Krajowe firmy energetyczne są zadłużone w wysokości 1,5 miliarda dolarów, ale próby podniesienia cen energii elektrycznej dla gospodarstw domowych wcześniej napotkały gwałtowny opór społeczny.

Prezydent Kirgistanu przedstawił drażliwy politycznie pomysł podniesienia taryf dla gospodarstw domowych na energię elektryczną jako sposobu na rozwiązanie katastrofalnego stanu finansów sektora energetycznego.

Wszystkie rodziny z wyjątkiem najbiedniejszych, które w rzeczywistości mają skorzystać z niższych taryf, zobaczą gwałtowny wzrost rachunków zgodnie z planami przedstawionymi przez Sadyra Żaparowa 21 kwietnia. 110 000 rodzin kwalifikuje się jako osoby o niskich dochodach.

„Tylko w ten sposób możemy przezwyciężyć kryzys energetyczny do 2025 r.” – powiedział Żaparow podczas przemówienia na spotkaniu przedstawicieli branży.

Problemy finansowe branży

Według Międzynarodowej Agencji Energetycznej miesięczne zużycie energii elektrycznej na mieszkańca w Kirgistanie w 2018 r. – ostatnim roku udokumentowanym na stronie internetowej agencji – wyniosło prawie 160 kilowatogodzin. Miesięczne taryfy za tę kwotę wzrosną ze 123 somów (1,45 USD) obecnie do 236 somów.

W swoim przemówieniu Żaparow powiedział, że kirgiskie firmy energetyczne mają obecnie 1,5 mld USD zadłużenia.

„Zadłużenie firm energetycznych w Kirgistanie wynosi 129 miliardów somów. Podstacje i linie energetyczne nie zostały naprawione i są w złym stanie” – powiedział. Większość podstawowej infrastruktury energetycznej kraju pochodzi z lat 1960-80. Powodem, dla którego nie została ulepszona, powiedział Żaparow, była korupcja wśród najwyższych urzędników państwowych.

„W przeszłości zamiast rozwiązywać problem w tej dziedzinie, po prostu przerzucaliśmy jeden problem na drugi.

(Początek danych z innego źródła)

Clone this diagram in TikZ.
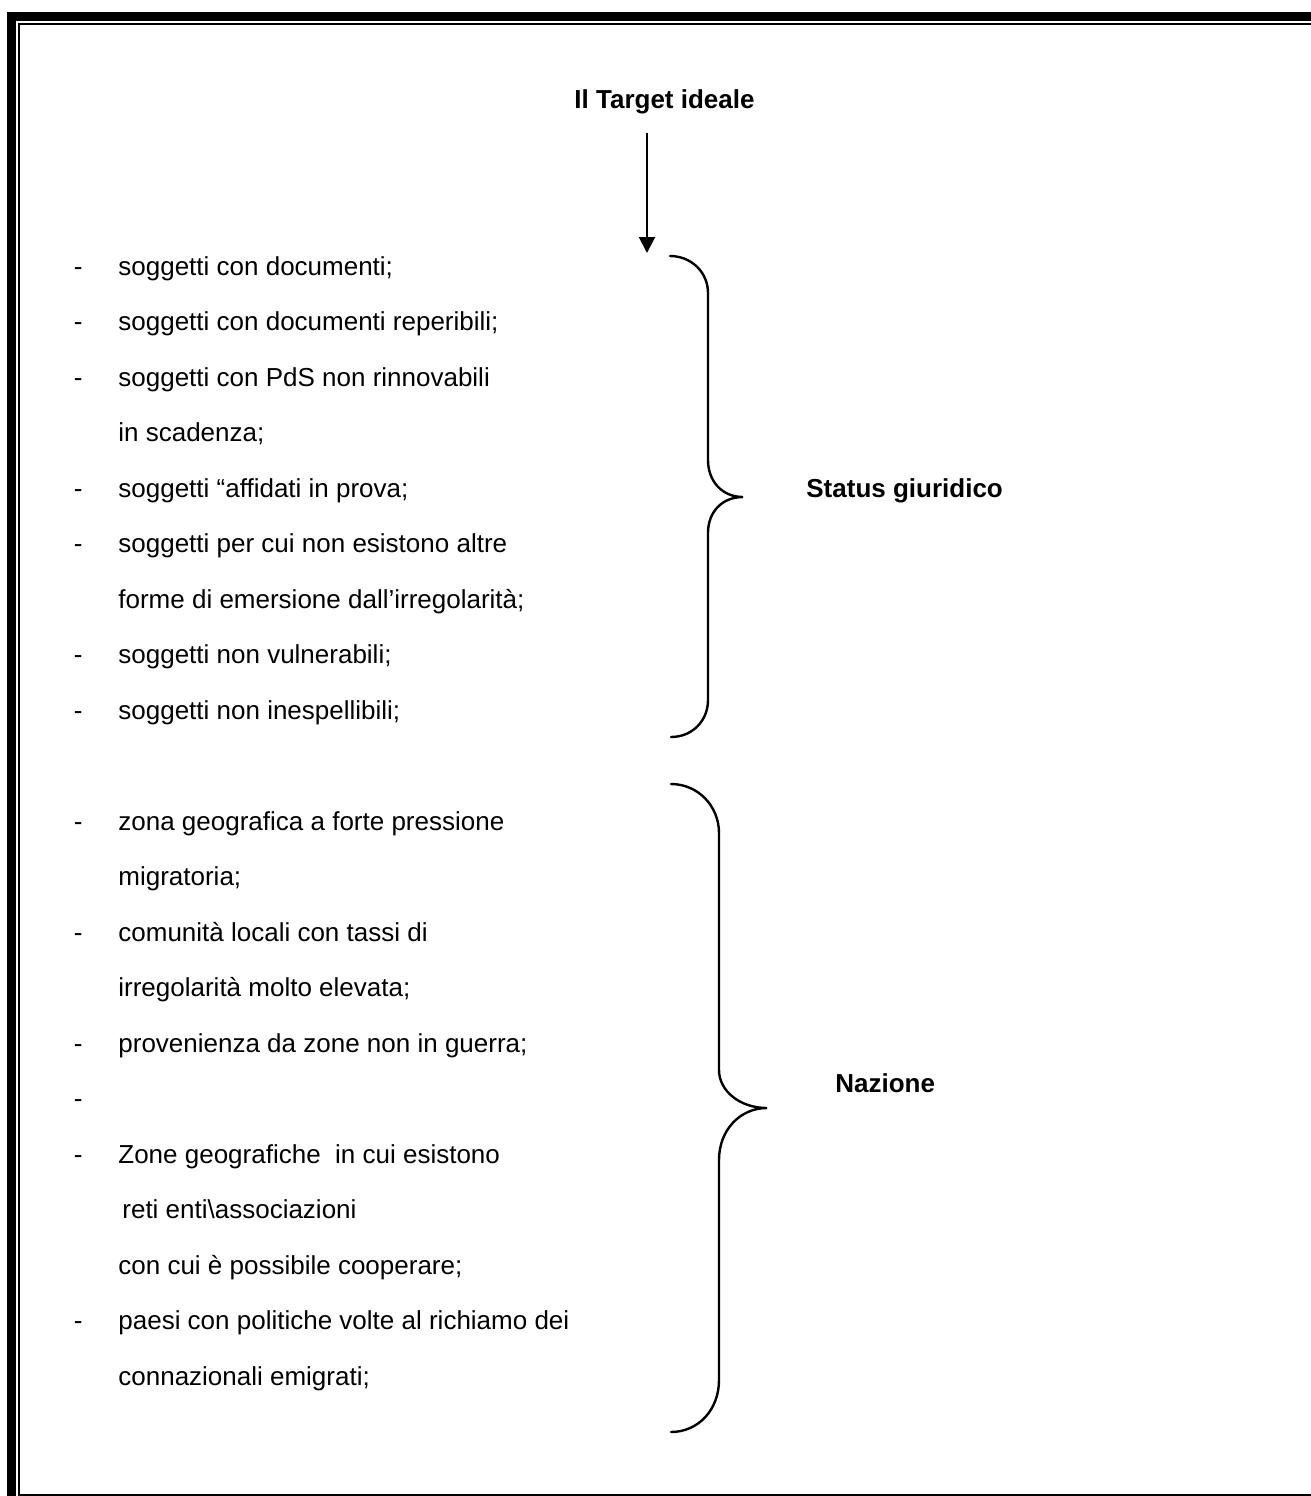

Pożyczki uzyskiwano pod pretekstem naprawy, a następnie pieniądze zostały skradzione i nie zainwestowane w sektor.” – powiedział Żaparow, który wystawia sobie laurkę prezydenta antykorupcyjnego – narracja ta traktowana jest ze sporym sceptycyzmem przez działaczy antykorupcyjnych.

Powszechnie uważa się, że rządowy wzrost taryf mieszkaniowych w 2009 r. był głównym czynnikiem powodującym uliczny gniew, który obalił reżim prezydenta Kurmanbeka Bakijewa w kwietniu 2010 r.

Importer a nie eksporter

Nowsze podejście wdrożone w 2015 r. opierało się na dwupoziomowej taryfie, zgodnie z którą gospodarstwa domowe zużywające mniej niż 700 kilowatogodzin miesięcznie płacą niższe stawki. Eksperci twierdzą jednak, że w niewielkim stopniu przyczyniło się to do złagodzenia strat w tym sektorze.

Mówiąc o tym kryzysie dochodów, Żaparow wyraźnie stwierdził, że chce uniknąć zaciągania większego zadłużenia zewnętrznego i powiedział, że zamiast tego chciałby, aby sektor energetyczny Kirgistanu myślał więcej o zyskach dzięki lepszemu wykorzystaniu potencjału hydroenergetycznego.

,,Pomimo tego, że jesteśmy u źródeł rzek, staliśmy się importerem, a nie eksporterem energii elektrycznej. Obecnie importujemy energię elektryczną z Kazachstanu i Uzbekistanu. To powinno być dla nas wstydem” – powiedział prezydent Kirgistanu. „Teraz szukamy sposobów wyjścia z kryzysu przy pomocy własnych wysiłków”.